Hi Kristian / @wlkh ,
What are the differences between the standard and performance models? From my reading on the Reef page, they physically the same with the standard one made a little dumber in software to avoid export controls?

Could you explain what is meant by the accuracy (1% vs. 0.1%). Can it be related to an accuracy of a point if the ROV travels (say) 100 m. Does a 1% accuracy mean that the final location will be within 1% of the correct location (1 m). Which would follow that a 0.1% accuracy performance model would be within 10 cm?
Thanks

Hi @GavXYZ,

I’ve moved this here because I think it deserves its own topic.

As some insights from my understanding:

It’s the same hardware, and both firmware versions have the same features and communicate using the same protocol, so it’s not that one is dumber per se, just that it doesn’t maintain as high a level of accuracy.

Accuracy reduction could be achieved by adding random noise, or rounding/truncating every measurement to fewer significant figures.

My understanding is that it applies to the velocity data (which is the primary output of a DVL), and since Water Linked describe it as “long term accuracy” I assume it refers to the average velocity error for several measurements taken over an extended period of time.

As an example of that, if the DVL takes 5000 measurements during a dive then some of them could individually be incorrect from the true velocity by more than the long term accuracy amount, but in aggregate they should average out to be within it.

I would expect that to also be reflected by the “figure of merit” (e.g. \sum_{i=1}^n\frac{fom_i}{|\vec{v_i}|\cdot n}\leq accuracy_\text{stated}), although that’s not guaranteed, and it’s not guaranteed that measurements with a low figure of merit are correct - they’re just higher confidence, as expressed by the device.

Unfortunately that’s not a possible relation to make^[1] because even with completely accurate instantaneous velocity measurements there is still time between the measurements where the velocity can change, as well as error in the IMU’s sensors, and both of those get integrated over so the vehicle’s position estimate error is technically unbounded.

From a practical perspective that error growth can be subdued to some extent by taking measurements at a higher frequency (so when the DVL is close to the surface it’s measuring off then the position estimate error should grow less quickly), as well as by avoiding known sources of noise and uncertainty (e.g. having a significant amount of inertia reduces the velocity change between measurements, while going near large metallic structures can cause issues with a compass, which can throw off the heading estimates, and operating over a soft or very jagged bottom surface can make it harder for the DVL to get a strong lock and accurate measurements).

Fundamentally though, any estimate that is determined through integration over measurements will eventually grow a significant “drift” error^[2] unless it has some external reference that can correct it, even if only occasionally (e.g. for positioning that would generally be through a surface GPS or USBL/UGPS system of some sort, or through manually specifying the vehicle position based on some external GPS reading (like is normally done at the start of a DVL dive, to set the starting location)).

1. An error bound for the position estimate could potentially be determined if you specify practical limits on the vehicle’s acceleration and other sensor readings, and a time bound on how long it takes to cover the distance in question, but those are not factored into the accuracy of the velocity measurements. ↩︎

2. This is a significant reason why DVLs are useful to start with.
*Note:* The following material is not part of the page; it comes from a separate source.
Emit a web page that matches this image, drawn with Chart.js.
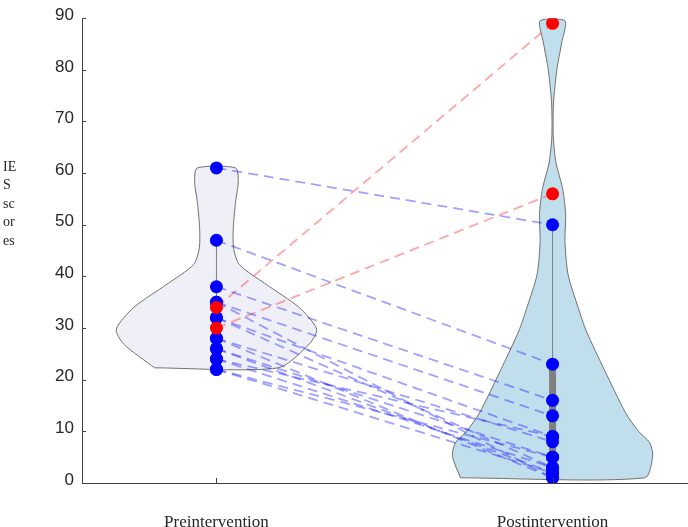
<!DOCTYPE html>
<html>
<head>
<meta charset="utf-8">
<script src="https://cdn.jsdelivr.net/npm/chart.js@4.4.1/dist/chart.umd.min.js"></script>
<style>
  html, body { margin: 0; padding: 0; background: #fff; overflow: hidden; }
  canvas { display: block; }
</style>
</head>
<body>
<canvas id="ies-chart" width="688" height="527"></canvas>
<script>
// groups on the x axis
var groups = ['Preintervention', 'Postintervention'];
var yTicks = [0, 10, 20, 30, 40, 50, 60, 70, 80, 90];

// paired IES scores, one entry per participant
var preScores  = [61, 47, 38, 35, 35, 32, 32, 28, 28, 26, 26, 24, 24, 22, 22, 34, 30];
var postScores = [50, 23, 16, 13,  1,  9,  3,  8,  1,  5,  2,  3,  9,  2,  5, 89, 56];
var worsened   = [0, 0, 0, 0, 0, 0, 0, 0, 0, 0, 0, 0, 0, 0, 0, 1, 1];

// violin outlines (score, half width in x units)
var preViolinY  = [22.3, 26.9, 29.8, 34.0, 38.5, 42.3, 45.5, 49.3, 54.5, 58.3, 61.0];
var preViolinW  = [0.184, 0.276, 0.298, 0.246, 0.147, 0.068, 0.051, 0.050, 0.057, 0.065, 0.057];
var postViolinY = [1.0, 5.2, 7.8, 10.0, 13.5, 21.8, 29.5, 34.0, 40.4, 46.8, 52.0, 57.0, 62.1, 67.3, 73.7, 80.1, 85.2, 89.5];
var postViolinW = [0.274, 0.298, 0.289, 0.256, 0.218, 0.155, 0.100, 0.076, 0.046, 0.037, 0.039, 0.030, 0.010, 0.002, 0.003, 0.013, 0.027, 0.037];

// box parts: whisker ends and quartiles
var preWhisker  = [22, 47];
var preBox      = [24.5, 36];
var postWhisker = [1, 50];
var postBox     = [3, 23];

function violinPoints(cx, ys, ws) {
  var pts = [];
  for (var i = 0; i < ys.length; i++) pts.push({x: cx - ws[i], y: ys[i]});
  for (var j = ys.length - 1; j >= 0; j--) pts.push({x: cx + ws[j], y: ys[j]});
  pts.push({x: cx - ws[0], y: ys[0]});
  return pts;
}

var datasets = [];

// dots on top
var dotData = [], dotColors = [];
for (var i = 0; i < preScores.length; i++) {
  dotData.push({x: 1, y: preScores[i]});
  dotColors.push(worsened[i] ? '#ff0000' : '#0000ff');
}
for (var i = 0; i < postScores.length; i++) {
  dotData.push({x: 2, y: postScores[i]});
  dotColors.push(worsened[i] ? '#ff0000' : '#0000ff');
}
datasets.push({
  type: 'scatter', data: dotData, order: 0,
  pointRadius: 6.5, pointBackgroundColor: dotColors, pointBorderWidth: 0, showLine: false
});

// dashed pair lines
for (var i = 0; i < preScores.length; i++) {
  datasets.push({
    type: 'line', order: 1,
    data: [{x: 1, y: preScores[i]}, {x: 2, y: postScores[i]}],
    borderColor: worsened[i] ? 'rgba(255,60,60,0.45)' : 'rgba(30,30,255,0.42)',
    borderWidth: 1.8, borderDash: [10, 6], pointRadius: 0, fill: false
  });
}

// box: thin whisker + thick quartile bar
function boxLine(cx, range, w) {
  return {
    type: 'line', order: 2,
    data: [{x: cx, y: range[0]}, {x: cx, y: range[1]}],
    borderColor: '#808080', borderWidth: w, pointRadius: 0, fill: false, borderCapStyle: 'butt'
  };
}
datasets.push(boxLine(1, preWhisker, 1));
datasets.push(boxLine(1, preBox, 7));
datasets.push(boxLine(2, postWhisker, 1));
datasets.push(boxLine(2, postBox, 7));

// violins at the back
datasets.push({
  type: 'line', order: 3, data: violinPoints(1, preViolinY, preViolinW),
  borderColor: '#707070', borderWidth: 1, backgroundColor: 'rgb(239,239,247)',
  fill: 'shape', tension: 0.25, pointRadius: 0
});
datasets.push({
  type: 'line', order: 3, data: violinPoints(2, postViolinY, postViolinW),
  borderColor: '#707070', borderWidth: 1, backgroundColor: 'rgb(193,222,236)',
  fill: 'shape', tension: 0.25, pointRadius: 0
});

// inward tick marks and the broken-up y label
var extras = {
  id: 'extras',
  afterDraw: function (chart) {
    var ctx = chart.ctx, xs = chart.scales.x, ys = chart.scales.y;
    ctx.save();
    ctx.strokeStyle = '#404040';
    ctx.lineWidth = 1;
    yTicks.forEach(function (t) {
      var py = Math.round(ys.getPixelForValue(t)) + 0.5;
      ctx.beginPath(); ctx.moveTo(xs.left, py); ctx.lineTo(xs.left + 4, py); ctx.stroke();
    });
    [1, 2].forEach(function (t) {
      var px = Math.round(xs.getPixelForValue(t)) + 0.5;
      ctx.beginPath(); ctx.moveTo(px, ys.bottom); ctx.lineTo(px, ys.bottom - 5); ctx.stroke();
    });
    ctx.fillStyle = '#262626';
    ctx.font = '14px "Liberation Serif", "DejaVu Serif", serif';
    ctx.textAlign = 'left';
    ctx.textBaseline = 'middle';
    var parts = ['IE', 'S', 'sc', 'or', 'es'];
    for (var k = 0; k < parts.length; k++) ctx.fillText(parts[k], 3, 167 + k * 18.5);
    ctx.restore();
  }
};

new Chart(document.getElementById('ies-chart'), {
  type: 'line',
  data: { datasets: datasets },
  options: {
    responsive: false,
    animation: false,
    layout: { autoPadding: false, padding: { top: 15, right: 1, left: 0, bottom: 0 } },
    plugins: { legend: { display: false }, tooltip: { enabled: false } },
    scales: {
      x: {
        type: 'linear', min: 0.6, max: 2.4,
        grid: { display: false, drawTicks: false },
        border: { display: true, color: '#404040', width: 1 },
        afterBuildTicks: function (axis) { axis.ticks = [{value: 1}, {value: 2}]; },
        afterFit: function (axis) { axis.height = 44; axis.paddingRight = 0; axis.paddingLeft = 0; },
        ticks: {
          autoSkip: false, maxRotation: 0, padding: 29, color: '#262626',
          font: { family: '"Liberation Serif", "Times New Roman", serif', size: 17 },
          callback: function (v) { return groups[v - 1]; }
        }
      },
      y: {
        min: 0, max: 90,
        grid: { display: false, drawTicks: false },
        border: { display: true, color: '#404040', width: 1 },
        afterFit: function (axis) { axis.width = 82; },
        ticks: {
          stepSize: 10, padding: 8, color: '#262626', labelOffset: -3,
          font: { family: '"Liberation Sans", Arial, sans-serif', size: 17 }
        }
      }
    }
  },
  plugins: [extras]
});
</script>
</body>
</html>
Accelerometers are self-contained inertial sensors that sit inside the vehicle and have no impact on the surrounding environment (which is incredibly convenient), but because getting from acceleration measurements to a position estimate requires double integration the error grows at a much faster rate than from velocity measurements, which makes it generally unsuitable for practical applications unless the measurements are very precise and taken at a very high frequency (which is prohibitively expensive). ↩︎

Hi all

While I can’t speak for every brand of DVL, there are a few key definitions when it comes to DVL specs. Long Term Accuracy (LTA) is one of those. LTA specifically relates to how closely you expect the DVL’s velocity measurements to match true velocities, expressed as a percentage.

You could visualise this by imagining a straight line run at the surface, plotting a track over a given period of time. One plot would use a DVL and clock to work out distance travelled, the other uses a GNSS and clock to do the same. The difference in the length of these two lines can be considered the DVL’s absolute error when measuring velocity.

You’ll regularly come across 1% and 0.1% variants simply because 0.1% LTA is the level required for “survey grade” work, and as a result is export controlled!

While LTA is a major contributor to a navigation system’s overall accuracy, it is not a proxy for overall navigational accuracy, which requires consideration of a heading sensor’s contribution to the process of dead reckoning (among many other things). Navigational accuracy is often expressed as a % of distance travelled, in most INS spec sheets that allow DVL aiding, this is the spec you’ll come across.

If you’re interested, you can find a webinar here that helps explain LTA and other aspects of DVL performance:

Hope this helps! Happy to offer more info if needed (although I admit I probably find this topic a lot more interesting than most people )